**DIRECTIONS**
Print the lines of the listing below verbatim from its first line through the line bearing "const panelTitles = ['<i>p</i>". Any pictures are to be omitted.

**DATA SECTION**
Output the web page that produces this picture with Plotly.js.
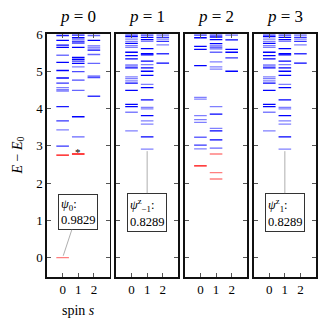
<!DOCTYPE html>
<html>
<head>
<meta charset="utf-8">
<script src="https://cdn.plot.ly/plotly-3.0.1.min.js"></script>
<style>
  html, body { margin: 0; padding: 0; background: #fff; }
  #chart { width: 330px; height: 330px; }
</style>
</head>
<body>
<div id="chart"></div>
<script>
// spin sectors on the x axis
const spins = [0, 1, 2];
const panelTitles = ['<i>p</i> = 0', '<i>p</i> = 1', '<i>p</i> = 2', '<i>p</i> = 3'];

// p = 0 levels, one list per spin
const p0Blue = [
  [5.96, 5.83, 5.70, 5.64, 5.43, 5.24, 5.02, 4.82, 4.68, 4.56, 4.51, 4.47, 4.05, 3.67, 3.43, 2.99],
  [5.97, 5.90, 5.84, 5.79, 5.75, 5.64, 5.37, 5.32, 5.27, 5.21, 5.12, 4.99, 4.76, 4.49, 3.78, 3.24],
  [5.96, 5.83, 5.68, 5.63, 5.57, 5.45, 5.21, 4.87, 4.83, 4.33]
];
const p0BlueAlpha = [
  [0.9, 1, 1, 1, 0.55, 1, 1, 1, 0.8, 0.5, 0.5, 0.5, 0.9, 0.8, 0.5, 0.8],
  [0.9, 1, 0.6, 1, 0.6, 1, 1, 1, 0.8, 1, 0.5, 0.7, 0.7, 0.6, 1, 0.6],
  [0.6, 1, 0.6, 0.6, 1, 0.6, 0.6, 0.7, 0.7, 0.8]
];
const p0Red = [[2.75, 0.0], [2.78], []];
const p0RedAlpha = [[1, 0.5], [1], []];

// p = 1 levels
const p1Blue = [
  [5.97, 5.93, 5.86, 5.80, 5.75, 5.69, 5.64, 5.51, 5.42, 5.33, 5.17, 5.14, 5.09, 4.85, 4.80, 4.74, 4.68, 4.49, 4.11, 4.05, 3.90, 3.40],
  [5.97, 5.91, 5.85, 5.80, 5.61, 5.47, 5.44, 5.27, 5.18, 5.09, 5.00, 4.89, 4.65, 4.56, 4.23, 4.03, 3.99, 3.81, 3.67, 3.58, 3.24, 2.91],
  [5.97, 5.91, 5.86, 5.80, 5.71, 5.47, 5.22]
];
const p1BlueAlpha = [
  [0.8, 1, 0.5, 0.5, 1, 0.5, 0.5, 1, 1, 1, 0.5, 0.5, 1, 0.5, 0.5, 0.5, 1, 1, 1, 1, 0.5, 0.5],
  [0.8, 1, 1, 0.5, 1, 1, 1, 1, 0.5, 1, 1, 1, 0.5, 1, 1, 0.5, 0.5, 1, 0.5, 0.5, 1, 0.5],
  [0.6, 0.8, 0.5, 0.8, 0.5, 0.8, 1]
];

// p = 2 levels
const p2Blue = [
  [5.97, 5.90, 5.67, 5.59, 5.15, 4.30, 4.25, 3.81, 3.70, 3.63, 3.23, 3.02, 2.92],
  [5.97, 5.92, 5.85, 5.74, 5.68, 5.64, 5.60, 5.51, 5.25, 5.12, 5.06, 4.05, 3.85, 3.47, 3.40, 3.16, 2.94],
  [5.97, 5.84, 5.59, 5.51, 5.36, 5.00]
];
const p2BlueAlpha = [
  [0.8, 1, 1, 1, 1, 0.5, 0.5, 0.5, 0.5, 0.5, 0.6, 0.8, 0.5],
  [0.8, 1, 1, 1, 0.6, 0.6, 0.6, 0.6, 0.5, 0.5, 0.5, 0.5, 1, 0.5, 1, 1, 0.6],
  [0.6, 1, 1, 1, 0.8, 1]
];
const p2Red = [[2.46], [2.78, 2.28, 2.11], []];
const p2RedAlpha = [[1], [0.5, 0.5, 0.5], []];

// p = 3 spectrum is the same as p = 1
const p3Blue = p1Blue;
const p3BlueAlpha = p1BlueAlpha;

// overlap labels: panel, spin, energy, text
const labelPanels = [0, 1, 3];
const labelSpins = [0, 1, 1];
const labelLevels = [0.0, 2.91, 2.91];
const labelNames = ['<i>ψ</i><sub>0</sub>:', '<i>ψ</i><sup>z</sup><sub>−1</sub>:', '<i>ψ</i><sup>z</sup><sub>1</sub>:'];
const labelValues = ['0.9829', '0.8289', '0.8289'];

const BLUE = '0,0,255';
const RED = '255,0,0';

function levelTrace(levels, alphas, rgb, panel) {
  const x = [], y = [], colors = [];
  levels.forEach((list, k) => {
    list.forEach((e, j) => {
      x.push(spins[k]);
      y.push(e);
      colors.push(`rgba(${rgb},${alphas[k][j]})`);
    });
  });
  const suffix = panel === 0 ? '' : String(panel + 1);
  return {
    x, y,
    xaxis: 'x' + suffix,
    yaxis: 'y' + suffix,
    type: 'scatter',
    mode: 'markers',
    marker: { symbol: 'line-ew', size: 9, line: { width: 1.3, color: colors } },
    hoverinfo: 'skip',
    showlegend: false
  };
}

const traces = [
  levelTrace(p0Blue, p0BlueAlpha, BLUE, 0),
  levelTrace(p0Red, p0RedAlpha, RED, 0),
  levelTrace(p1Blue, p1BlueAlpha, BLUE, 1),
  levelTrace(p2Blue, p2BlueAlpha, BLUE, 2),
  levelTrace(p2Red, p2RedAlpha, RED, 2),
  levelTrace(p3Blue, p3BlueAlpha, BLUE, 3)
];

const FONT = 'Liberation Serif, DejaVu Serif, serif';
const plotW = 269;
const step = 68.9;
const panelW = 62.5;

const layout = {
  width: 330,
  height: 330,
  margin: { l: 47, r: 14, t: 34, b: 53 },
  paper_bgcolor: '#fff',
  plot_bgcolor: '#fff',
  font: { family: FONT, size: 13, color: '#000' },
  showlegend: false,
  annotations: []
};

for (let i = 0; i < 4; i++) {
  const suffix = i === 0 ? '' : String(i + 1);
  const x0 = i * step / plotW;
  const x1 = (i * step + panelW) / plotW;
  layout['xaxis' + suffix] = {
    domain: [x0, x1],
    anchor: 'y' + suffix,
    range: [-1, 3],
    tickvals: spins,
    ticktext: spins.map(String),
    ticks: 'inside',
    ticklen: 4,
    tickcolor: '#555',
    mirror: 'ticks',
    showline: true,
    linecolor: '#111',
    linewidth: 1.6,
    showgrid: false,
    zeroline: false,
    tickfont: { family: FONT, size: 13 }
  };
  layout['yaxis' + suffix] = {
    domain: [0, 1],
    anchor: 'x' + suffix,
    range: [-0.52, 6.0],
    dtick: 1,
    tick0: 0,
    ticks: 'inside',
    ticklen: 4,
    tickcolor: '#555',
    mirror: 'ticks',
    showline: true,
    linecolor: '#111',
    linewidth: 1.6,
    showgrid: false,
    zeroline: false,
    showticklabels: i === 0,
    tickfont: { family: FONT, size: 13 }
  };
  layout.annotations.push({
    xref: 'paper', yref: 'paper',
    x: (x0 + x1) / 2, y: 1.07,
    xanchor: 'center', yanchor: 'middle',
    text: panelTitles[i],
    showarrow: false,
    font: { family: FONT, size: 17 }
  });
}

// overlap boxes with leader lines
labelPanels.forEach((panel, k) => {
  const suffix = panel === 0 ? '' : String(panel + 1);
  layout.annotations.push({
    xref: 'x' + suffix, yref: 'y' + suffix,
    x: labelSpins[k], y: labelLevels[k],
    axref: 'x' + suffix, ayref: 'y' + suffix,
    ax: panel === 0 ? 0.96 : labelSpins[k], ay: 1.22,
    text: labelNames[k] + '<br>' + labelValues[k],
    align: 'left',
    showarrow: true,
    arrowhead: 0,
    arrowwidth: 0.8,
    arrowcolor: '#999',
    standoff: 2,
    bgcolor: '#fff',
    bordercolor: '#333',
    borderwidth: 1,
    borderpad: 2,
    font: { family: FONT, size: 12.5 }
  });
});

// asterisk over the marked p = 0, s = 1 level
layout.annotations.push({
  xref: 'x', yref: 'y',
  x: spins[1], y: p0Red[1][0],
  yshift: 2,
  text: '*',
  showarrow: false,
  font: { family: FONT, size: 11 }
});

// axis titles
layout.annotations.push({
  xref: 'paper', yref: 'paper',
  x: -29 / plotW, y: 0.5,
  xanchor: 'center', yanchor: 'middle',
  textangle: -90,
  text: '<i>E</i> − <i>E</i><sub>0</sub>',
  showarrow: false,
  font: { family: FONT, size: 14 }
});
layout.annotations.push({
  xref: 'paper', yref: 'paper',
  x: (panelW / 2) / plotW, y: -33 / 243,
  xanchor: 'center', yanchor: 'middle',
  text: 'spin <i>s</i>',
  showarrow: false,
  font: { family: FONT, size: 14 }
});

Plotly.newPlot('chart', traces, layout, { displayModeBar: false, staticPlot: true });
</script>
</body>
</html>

**SOLUTION BELOW**
Output the web page that produces this picture with Plotly.js.
<!DOCTYPE html>
<html>
<head>
<meta charset="utf-8">
<script src="https://cdn.plot.ly/plotly-3.0.1.min.js"></script>
<style>
  html, body { margin: 0; padding: 0; background: #fff; }
  #chart { width: 330px; height: 330px; }
</style>
</head>
<body>
<div id="chart"></div>
<script>
// spin sectors on the x axis
const spins = [0, 1, 2];
const panelTitles = ['<i>p</i> = 0', '<i>p</i> = 1', '<i>p</i> = 2', '<i>p</i> = 3'];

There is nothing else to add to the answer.